In the triangle $ABC$ the segment $AD$ is altitude. $M$ is the midpoint of $BC$ and $N$ is the reflection of $M$ in $D$. The circumcircle of $ANM$ meets $AB$ at $P$ and $AC$ at $Q$. Show that $AN, BQ, CP$ are concurrent.

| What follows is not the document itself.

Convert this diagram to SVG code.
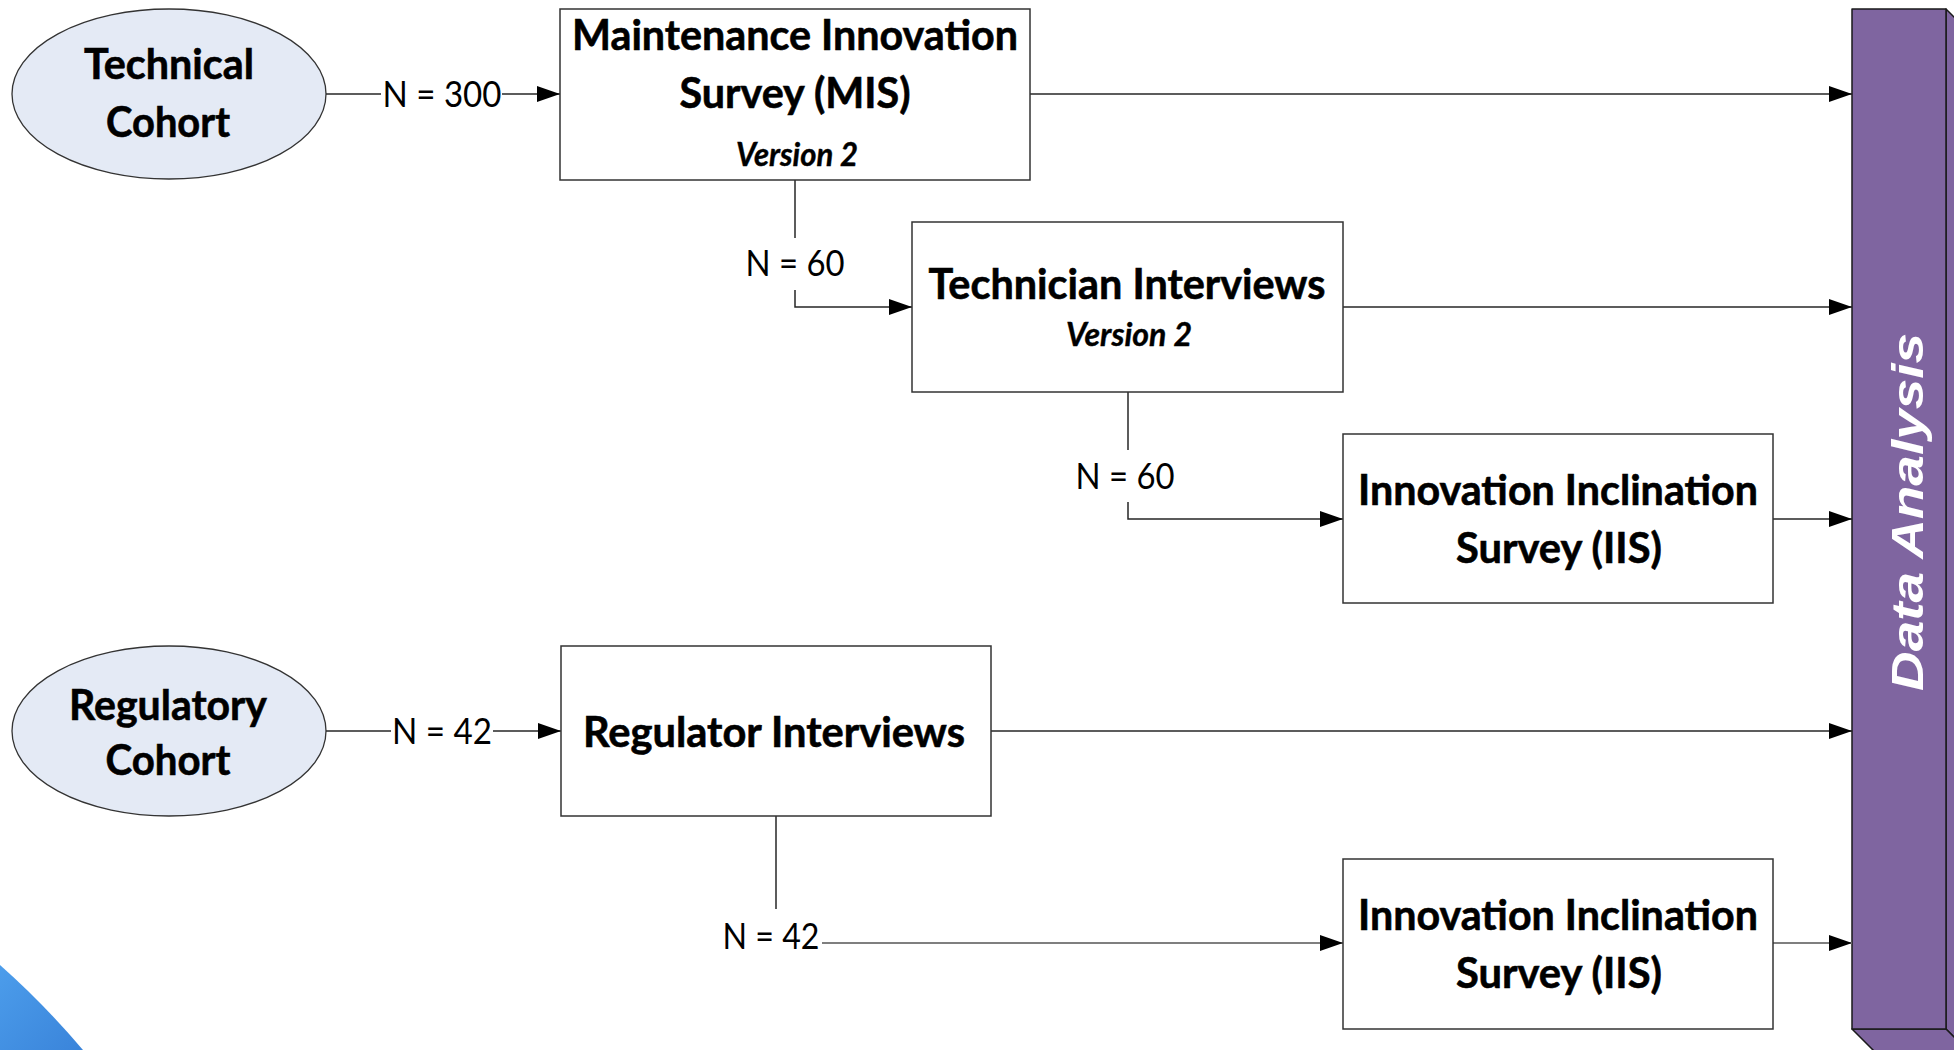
<svg xmlns="http://www.w3.org/2000/svg" width="1954" height="1050" viewBox="0 0 1954 1050">
  <style>
    .box { fill: #ffffff; stroke: #333333; stroke-width: 1.5; }
    .cohort { fill: #e4eaf5; stroke: #333333; stroke-width: 1.3; }
    .bar { fill: #7f65a0; stroke: #1a1a1a; stroke-width: 1.5; stroke-linejoin: round; }
    .lbl { font-family: Lato, "Liberation Sans", sans-serif; font-weight: 700; font-size: 42px; text-anchor: middle; fill: #000000; stroke: #000000; stroke-width: 0.6; }
    .ver { font-family: Lato, "Liberation Sans", sans-serif; font-weight: 700; font-style: italic; font-size: 32px; text-anchor: middle; fill: #000000; stroke: #000000; stroke-width: 0.4; }
    .n { font-family: Lato, "Liberation Sans", sans-serif; font-weight: 400; font-size: 37px; text-anchor: middle; fill: #000000; }
    .da { font-family: "Liberation Sans", Arial, sans-serif; font-weight: 700; font-style: italic; font-size: 45px; text-anchor: middle; fill: #ffffff; }
    .wire { fill: none; stroke: #262626; stroke-width: 1.5; }
    .wire-grey { fill: none; stroke: #7f7f7f; stroke-width: 2; }
  </style>
  <defs>
    <marker id="arrow" markerUnits="userSpaceOnUse" markerWidth="23" markerHeight="16" refX="23" refY="8" orient="auto">
      <path d="M0,0 L23,8 L0,16 Z" fill="#000000"/>
    </marker>
    <linearGradient id="cornerBlue" x1="0" y1="0" x2="1" y2="1">
      <stop offset="0" stop-color="#4c9deb"/>
      <stop offset="1" stop-color="#3a84da"/>
    </linearGradient>
  </defs>

  <!-- decorative corner swoosh -->
  <path d="M0,965 Q44,1004 83,1050 L0,1050 Z" fill="url(#cornerBlue)"/>

  <!-- Data Analysis column (extruded block) -->
  <g id="data-analysis">
    <polygon class="bar" points="1946,9 1976,39 1976,1059 1946,1029"/>
    <polygon class="bar" points="1852,1029 1946,1029 1976,1059 1882,1059"/>
    <rect class="bar" x="1852" y="9" width="94" height="1020"/>
    <text class="da" transform="translate(1923,512) rotate(-90)" x="0" y="0" textLength="358" lengthAdjust="spacingAndGlyphs">Data Analysis</text>
  </g>

  <!-- connectors -->
  <g id="connectors">
    <!-- Technical Cohort -> MIS -->
    <line class="wire" x1="326" y1="94" x2="381" y2="94"/>
    <line class="wire" x1="502" y1="94" x2="560" y2="94" marker-end="url(#arrow)"/>
    <!-- MIS -> Data Analysis -->
    <line class="wire" x1="1030" y1="94" x2="1852" y2="94" marker-end="url(#arrow)"/>
    <!-- MIS -> Technician Interviews -->
    <line class="wire" x1="795" y1="180" x2="795" y2="238"/>
    <polyline class="wire" points="795,290 795,307 912,307" marker-end="url(#arrow)"/>
    <!-- Technician Interviews -> Data Analysis -->
    <line class="wire" x1="1343" y1="307" x2="1852" y2="307" marker-end="url(#arrow)"/>
    <!-- Technician Interviews -> IIS (technical) -->
    <line class="wire" x1="1128" y1="392" x2="1128" y2="450"/>
    <polyline class="wire" points="1128,502 1128,519 1343,519" marker-end="url(#arrow)"/>
    <!-- IIS (technical) -> Data Analysis -->
    <line class="wire" x1="1773" y1="519" x2="1852" y2="519" marker-end="url(#arrow)"/>
    <!-- Regulatory Cohort -> Regulator Interviews -->
    <line class="wire" x1="326" y1="731" x2="391" y2="731"/>
    <line class="wire" x1="493" y1="731" x2="561" y2="731" marker-end="url(#arrow)"/>
    <!-- Regulator Interviews -> Data Analysis -->
    <line class="wire" x1="991" y1="731" x2="1852" y2="731" marker-end="url(#arrow)"/>
    <!-- Regulator Interviews -> IIS (regulatory) -->
    <line class="wire" x1="776" y1="816" x2="776" y2="909"/>
    <line class="wire-grey" x1="822" y1="943" x2="1343" y2="943" marker-end="url(#arrow)"/>
    <!-- IIS (regulatory) -> Data Analysis -->
    <line class="wire-grey" x1="1773" y1="943" x2="1852" y2="943" marker-end="url(#arrow)"/>

    <text class="n" x="442" y="107" textLength="119" lengthAdjust="spacingAndGlyphs">N = 300</text>
    <text class="n" x="795" y="276" textLength="99" lengthAdjust="spacingAndGlyphs">N = 60</text>
    <text class="n" x="1125" y="489" textLength="99" lengthAdjust="spacingAndGlyphs">N = 60</text>
    <text class="n" x="442" y="744" textLength="100" lengthAdjust="spacingAndGlyphs">N = 42</text>
    <text class="n" x="771" y="949" textLength="97" lengthAdjust="spacingAndGlyphs">N = 42</text>
  </g>

  <!-- cohorts -->
  <g id="technical-cohort">
    <ellipse class="cohort" cx="169" cy="94" rx="157" ry="85"/>
    <text class="lbl" x="169" y="79" textLength="170" lengthAdjust="spacingAndGlyphs">Technical</text>
    <text class="lbl" x="168" y="137" textLength="124" lengthAdjust="spacingAndGlyphs">Cohort</text>
  </g>
  <g id="regulatory-cohort">
    <ellipse class="cohort" cx="169" cy="731" rx="157" ry="85"/>
    <text class="lbl" x="168" y="720" textLength="198" lengthAdjust="spacingAndGlyphs">Regulatory</text>
    <text class="lbl" x="168" y="775" textLength="125" lengthAdjust="spacingAndGlyphs">Cohort</text>
  </g>

  <!-- instruments -->
  <g id="mis">
    <rect class="box" x="560" y="9" width="470" height="171"/>
    <text class="lbl" x="795" y="50" textLength="446" lengthAdjust="spacingAndGlyphs">Maintenance Innovation</text>
    <text class="lbl" x="795" y="108" textLength="231" lengthAdjust="spacingAndGlyphs">Survey (MIS)</text>
    <text class="ver" x="797" y="166" textLength="122" lengthAdjust="spacingAndGlyphs">Version 2</text>
  </g>
  <g id="technician-interviews">
    <rect class="box" x="912" y="222" width="431" height="170"/>
    <text class="lbl" x="1127" y="299" textLength="397" lengthAdjust="spacingAndGlyphs">Technician Interviews</text>
    <text class="ver" x="1129" y="346" textLength="126" lengthAdjust="spacingAndGlyphs">Version 2</text>
  </g>
  <g id="iis-technical">
    <rect class="box" x="1343" y="434" width="430" height="169"/>
    <text class="lbl" x="1558" y="505" textLength="400" lengthAdjust="spacingAndGlyphs">Innovation Inclination</text>
    <text class="lbl" x="1559" y="563" textLength="206" lengthAdjust="spacingAndGlyphs">Survey (IIS)</text>
  </g>
  <g id="regulator-interviews">
    <rect class="box" x="561" y="646" width="430" height="170"/>
    <text class="lbl" x="774" y="747" textLength="382" lengthAdjust="spacingAndGlyphs">Regulator Interviews</text>
  </g>
  <g id="iis-regulatory">
    <rect class="box" x="1343" y="859" width="430" height="170"/>
    <text class="lbl" x="1558" y="930" textLength="400" lengthAdjust="spacingAndGlyphs">Innovation Inclination</text>
    <text class="lbl" x="1559" y="988" textLength="206" lengthAdjust="spacingAndGlyphs">Survey (IIS)</text>
  </g>
</svg>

All I have tried to do is angle chasing and hopefully get the sum of the three angles at the point to equal 180 degrees, but I'm stuck. I have also got that AMN is isosceles with AM=AN.
Best Answer
By Ceva's theorem $AN,BQ,CP$ are concurrent iff $$ BN\cdot CQ\cdot AP = CN\cdot AQ\cdot BP\tag{1}$$ and the involved lengths are not difficult to compute. From $BD=c\cos B=\frac{a^2+c^2-b^2}{2a}$ and $BM=\frac{a}{2}$ we get $DM=\frac{b^2-c^2}{2a}$ and $NM=\frac{b^2-c^2}{a}$, from which $CN=\frac{a^2+2b^2-2c^2}{2a}$. Since $CM\cdot CN = CQ\cdot CA$ it follows that $CQ=\frac{a^2+2b^2-2c^2}{4b}$ and $AQ=\frac{-a^2+2b^2+2c^2}{4b}$. In a similar way we may compute $AP$ and $BP$ and check that $(1)$ holds.